Angus
Angus

Reputation: 12621

Bufferoverflow on stack

I was going through the security issues in C. I could not understand the below code of how it corrupts the stack,

#include<stdio.h>
#include<stdlib.h>
#include<string.h>

int chk_perm(){
        printf("\n Check Perm \n");
        return 2;
}
int main(int argc,char* argv[]){
        int fg;
        char filename[16];

        if(argc != 2){
                fprintf(stderr,"Usage : %s filename\n",argv[0]);
                exit(1);
        }

        fg = chk_perm();
        strcpy(filename,argv[1]);
        if(fg == 0xdeadbeef){
                //execute as root or deposit million dollars in bank account
        }
        else{
                //execute as a normal user , deduct $10 from an account
        }

        return 0;
}

The argv[1] passed may change the value of fg. Its said, that corruption will happen, if argv[1] passed is an entire binary that can cause undesired results can be passed as an argument along with return address.

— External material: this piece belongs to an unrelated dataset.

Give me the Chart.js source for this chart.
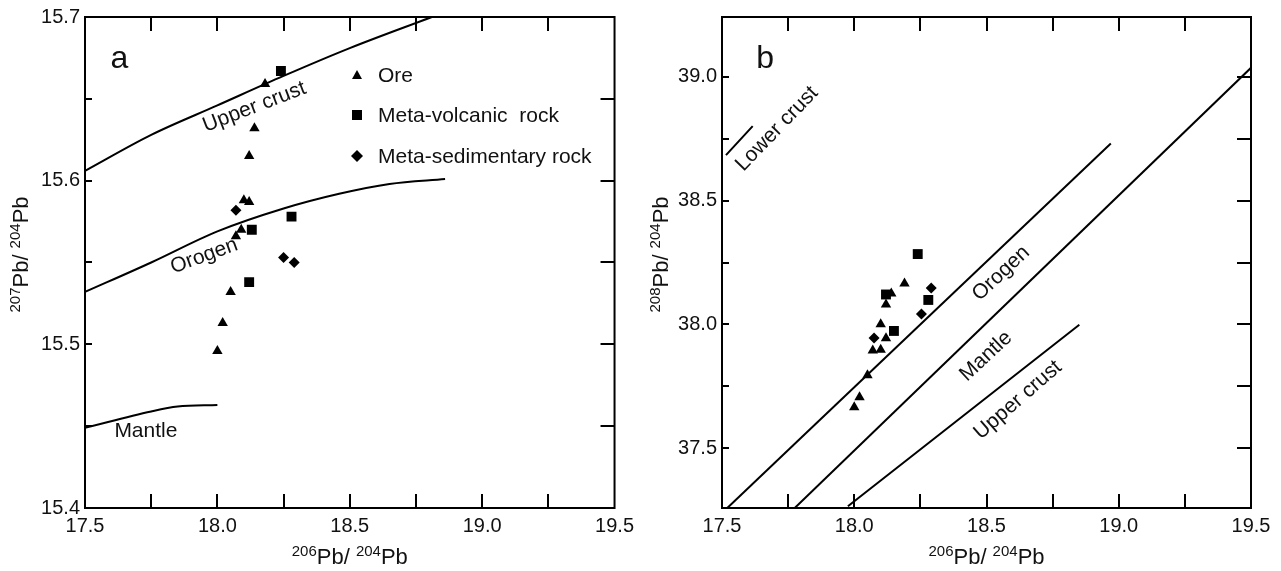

I could not understand , how the strcpy corrupts the stack check_perm such that the value of the fg gets changed.

My assumption about the program,

When program starts executing, It creates a stack for the main function and put its arguments,return address,local variables onto the stack.So int fg will occupy 4 bytes (08567500 loc)of the stack and filename[16] will occupy next 16 bytes(08567504). Even if the filename is overflowing more than 16 bytes it may corrupt if any local variable was present after it.

So how does the fg gets corrupted due to strcpy(filename,argv[1]);

Upvotes: 1

Views: 151

Answers (3)

lurker
lurker

Reputation: 58224

As others have pointed out, you are writing past the filename buffer. When you do, the next item in line on the stack is the fg variable, so it will get bytes written to it if the input file name is more than 15 characters long (and then one more byte is included: the zero terminator).

You need to either make filename big enough to hold whatever a user might give you for argv[1], or prevent copying too many bytes. But it's best to allocate the space you need in this case:

char filename[PATH_MAX+1];

If you want to do it dynamically:

char *filename;

if ( !(filename = malloc(strlen(argv[1]) + 1))) ) {
    ... (failure leg)
}

Limiting the file name length to 16 bytes (actually 15 plus zero terminator) is extremely impractical for the user, especially since they may provide a full path name for the file parameter. Using a function like strncpy risks truncating the user's file name and either generating a file open error or, worse, opening the wrong file.

Upvotes: 1

NPE
NPE

Reputation: 500177

If on your architecture the stack grows downwards (as is commonly the case), fg will occupy memory immediately after filename. This means that when you write past filename, you smash fg.

Upvotes: 3

Charlie Burns
Charlie Burns

Reputation: 7044

fg is on the stack. So is filename. When you strcpy() something to filename that is larger than 16 it will overwrite fg.